Plan Forfeitures – Anticipating Their Utilization

Proper utilization of plan forfeitures in a 401(k) profit sharing plan requires utilization both in form and timing, as prescribed by the governing plan document.

Most plan forfeitures are derived from non-vested accounts of plan participants.  Generally a participant forfeits their non-vested account balance upon the earlier of 1) total payout of the participant’s account, or 2) 5 1-year breaks-in-service.

Once generated, the plan document indicates how and when the forfeitures are to be utilized.  As a best practice, we recommend the document provide they be used for payment of plan expenses (after first being utilized to reinstate forfeitures applicable to rehired employees).  Where forfeitures are not utilized for payment of plan expenses, or where the forfeitures exceed expenses incurred, we recommend the document provide they then be used to reduce employer contributions.

Regardless of how they are used, the important point is that they must be utilized, and cannot be “held in suspense”.  The plan document also dictates the timing of the utilization of the plan forfeitures, generally for the current or succeeding plan year.

Additionally, it’s important to anticipate participant forfeitures and their utilization, as some plan designs may be a “ticking time bomb” for creating a mandatory employer contribution requirement.  How’s that?  Let’s say at some point in the past, there were employer contributions made to the plan, like profit sharing or matching contributions.  Depending on the length of service of the plan participants who shared in those contributions, some of the dollars may be partially vested, and subject to forfeiture.  Now, let’s say that the plan has been amended to include a safe harbor matching contribution.  Further, let’s say the plan is currently only receiving 401(k) elective deferral and safe harbor matching contributions, such that the plan is “deemed not top heavy”, though the top heavy ratio exceeds 60%.  Any current year forfeitures not utilized to pay plan expenses must be used to reduce the employer contribution.

(Note, the IRS has taken the position that safe harbor matching contributions are not unlike QNEC contributions, and QNEC’s cannot be funded through the use of forfeitures.  However, some plan EGTRRA documents contain language permitting the use of forfeitures for funding safe harbor contributions, and those EGTRRA documents were approved by the IRS.  It is anticipated that the IRS will not approve PPA documents containing such language.)
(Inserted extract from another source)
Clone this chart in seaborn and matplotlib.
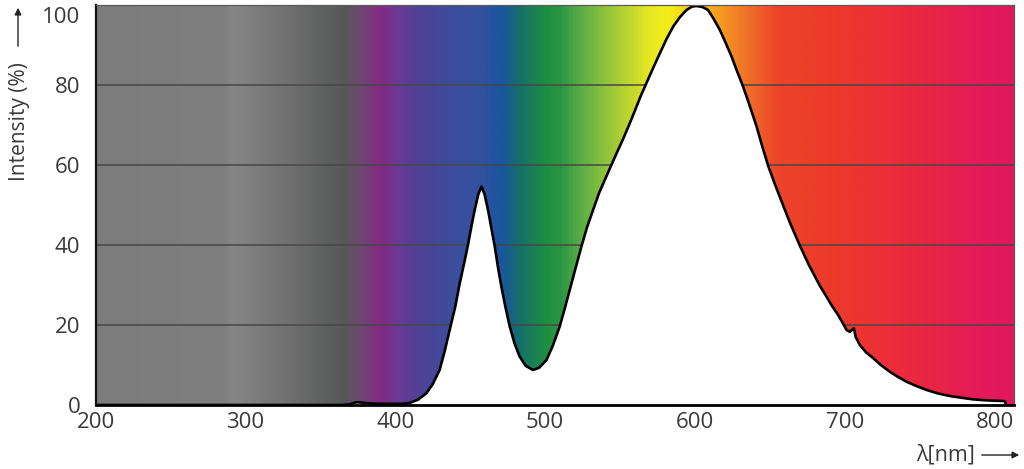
import numpy as np
import matplotlib
matplotlib.use("Agg")
import matplotlib.pyplot as plt
import matplotlib.transforms as mtransforms
from matplotlib.colors import LinearSegmentedColormap
from matplotlib.patches import FancyArrowPatch
import seaborn as sns

# ============================================
# Data
# ============================================
wavelength = [
    200, 365, 370, 374, 378, 382, 390, 400, 405, 409.6, 415, 420.7, 425, 429.6,
    433, 436.3, 440, 443, 446, 448.5, 451, 453, 455.5, 457.5, 459.5, 461.9, 464,
    466.4, 468.5, 470.8, 473.5, 476.4, 479.5, 483, 487, 491.9, 496, 500.9, 505,
    509.7, 513, 516.4, 520, 524.2, 528, 532, 536, 540.9, 544.2, 548, 552, 556,
    559.8, 563.5, 567.6, 572, 576.5, 581, 585.4, 590, 594.3, 598, 601, 605,
    608.7, 612.5, 616.6, 620.5, 624.4, 628, 632.1, 636.5, 641.1, 645, 648.8,
    653.5, 658.9, 663.3, 670, 676, 683.3, 687.7, 691.5, 695.5, 699, 701.1,
    703.3, 704.8, 706, 707.2, 710, 714, 718.9, 724, 730, 735.5, 741.2, 748,
    754.5, 762, 770, 778, 785.7, 795, 805.7, 806.8, 807.6,
]
intensity = [
    0, 0, 0.2, 0.7, 0.6, 0.4, 0.3, 0.3, 0.3, 0.5, 1.3, 2.9, 5.2, 8.75,
    13.5, 18.75, 24.5, 30.4, 35.5, 40, 45, 48.75, 52.8, 54.6, 52.8, 48.75, 44.5,
    39.6, 34.5, 29.6, 24.5, 19.6, 15.5, 12.1, 9.8, 8.75, 9.3, 11.25, 14.7,
    19.6, 24, 28.75, 33.8, 39.6, 44.5, 48.75, 53, 57.2, 60, 63.2, 66.5, 70,
    73.5, 77, 80.5, 84.2, 87.9, 91.5, 94.6, 97, 98.75, 99.6, 99.75, 99.5,
    98.75, 96.5, 93.75, 90.5, 87.1, 83.5, 79.6, 74.8, 69.6, 64.5, 59.8,
    55, 49.8, 45.6, 39.8, 35, 29.8, 27.1, 24.7, 22.5, 20.2, 18.75,
    18.3, 18.8, 19.2, 17.0, 15.0, 13.2, 11.7, 10.0, 8.3, 7.0, 5.8, 4.7,
    3.75, 2.9, 2.25, 1.8, 1.4, 1.15, 1.0, 0.9, 0,
]

# background spectrum colour stops (wavelength -> colour)
stop_nm = [200, 285, 289.5, 329.5, 365, 374, 389.6, 401, 416, 441, 456, 470,
           483, 501, 510, 525, 548, 570, 583, 615, 632, 655, 692, 725, 759,
           792, 812.5]
stop_colors = ["#7c7c7c", "#7f7f7f", "#858685", "#6e6f6e", "#555856", "#6a4a6e",
               "#842a84", "#6a3a95", "#4e4296", "#3a4f9e", "#3550a0", "#1a55a0",
               "#15706a", "#1e9040", "#2a9545", "#60b045", "#a8cc35", "#e8e820",
               "#f5ec1a", "#f5a020", "#f07828", "#ec4528", "#ec3a2a", "#ec3038",
               "#e82545", "#e41a5c", "#e2185f"]

y_ticks = [0, 20, 40, 60, 80, 100]
x_ticks = [200, 300, 400, 500, 600, 700, 800]
X_MIN, X_MAX = 200, 812.5

# ============================================
# Style
# ============================================
sns.set_style("white")
plt.rcParams["font.family"] = ["Open Sans", "DejaVu Sans"]
TEXT_COLOR = "#3a3a3a"

fig = plt.figure(figsize=(10.24, 4.69), dpi=100)
ax = fig.add_axes([95.5 / 1024, 64 / 469, 918 / 1024, 400 / 469])

# spectrum gradient
span = X_MAX - X_MIN
cmap = LinearSegmentedColormap.from_list(
    "spectrum", [((n - X_MIN) / span, c) for n, c in zip(stop_nm, stop_colors)])
grad = np.linspace(0, 1, 1500)[None, :]
ax.imshow(grad, extent=[X_MIN, X_MAX, 0, 100], aspect="auto", cmap=cmap,
          origin="lower", zorder=0, interpolation="bilinear")

# grid lines (hidden under the white area)
for yv in y_ticks[1:-1]:
    ax.axhline(yv, color="#474747", lw=1.1, zorder=1)

# white area under the curve + outline
ax.fill_between(wavelength, intensity, 0, color="white", lw=0, zorder=2)
sns.lineplot(x=wavelength, y=intensity, color="black", lw=1.9, ax=ax,
             zorder=3, sort=False, estimator=None)

ax.set_xlim(X_MIN, X_MAX)
ax.set_ylim(0, 100)
ax.set_xticks(x_ticks)
ax.set_yticks(y_ticks)
ax.tick_params(length=0, labelsize=16, colors=TEXT_COLOR)
ax.tick_params(axis="x", pad=5)
ax.tick_params(axis="y", pad=11)
ax.set_xlabel("")
ax.set_ylabel("")

# spines
for side in ["top", "right"]:
    ax.spines[side].set_color("#5a5a5a")
    ax.spines[side].set_linewidth(0.9)
ax.spines["left"].set_color("#111111")
ax.spines["left"].set_linewidth(1.6)
ax.spines["bottom"].set_color("black")
ax.spines["bottom"].set_linewidth(2.0)
for s in ax.spines.values():
    s.set_zorder(4)

# nudge the top "100" label down so it stays inside the figure
top_lab = ax.get_yticklabels()[-1]
top_lab.set_transform(top_lab.get_transform() +
                      mtransforms.ScaledTranslation(0, -10 / 100, fig.dpi_scale_trans))

# axis titles with arrows
fig.text(20 / 1024, 1 - 122 / 469, "Intensity (%)", rotation=90, ha="center",
         va="center", fontsize=15, color=TEXT_COLOR)
fig.text(975 / 1024, 1 - 455 / 469, "λ[nm]", ha="right", va="center",
         fontsize=15.5, color=TEXT_COLOR)
fig.patches.append(FancyArrowPatch(
    (18, 469 - 49), (18, 469 - 5), transform=None, arrowstyle="-|>",
    mutation_scale=10, color="#222222", lw=1.0))
fig.patches.append(FancyArrowPatch(
    (979, 469 - 455), (1022, 469 - 455), transform=None, arrowstyle="-|>",
    mutation_scale=10, color="#222222", lw=1.0))

fig.savefig("out.png", dpi=100)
So, in our example, let’s say the forfeitures exceed plan expenses, and will not be used to reduce the safe harbor matching contribution.  Under such a scenario, the plan forfeitures would need to be reallocated.  As such, the plan will no longer consists solely of 401(k) elective deferrals and safe harbor matching contributions for the applicable plan year.  Therefore, the plan would lose its “deemed not top heavy” exception, and would be subject to providing top heavy minimum contributions, assuming at least one key employee received an allocation (including any 401(k) elective deferrals, or company contribution or forfeiture reallocation).  Where the top heavy minimum was not provided via the safe harbor matching contribution or forfeiture reallocation, an additional employer contribution would be required, and may not have been anticipated.

Therefore, as a best practice, the plan design should include a discretionary matching contribution provision that meets the requirements for automatic passage of the ACP testing.  Because the discretionary matching contribution meets the ACP safe harbor, the plan will retain its’
“deemed not top heavy” status, and will not be subject to top heavy minimum requirements. This allocation mechanism alleviates any top heavy minimum issues that may have been unforeseen or otherwise unavoidable.

Understanding the many rules applicable to retirement plans is not only essential to maintaining the qualified status of your 401(k) plan, but also essential in providing the greatest opportunities with the least obligations for the employer sponsoring the plan.   This is just one among many considerations we make in designing 401(k) and profit sharing plans.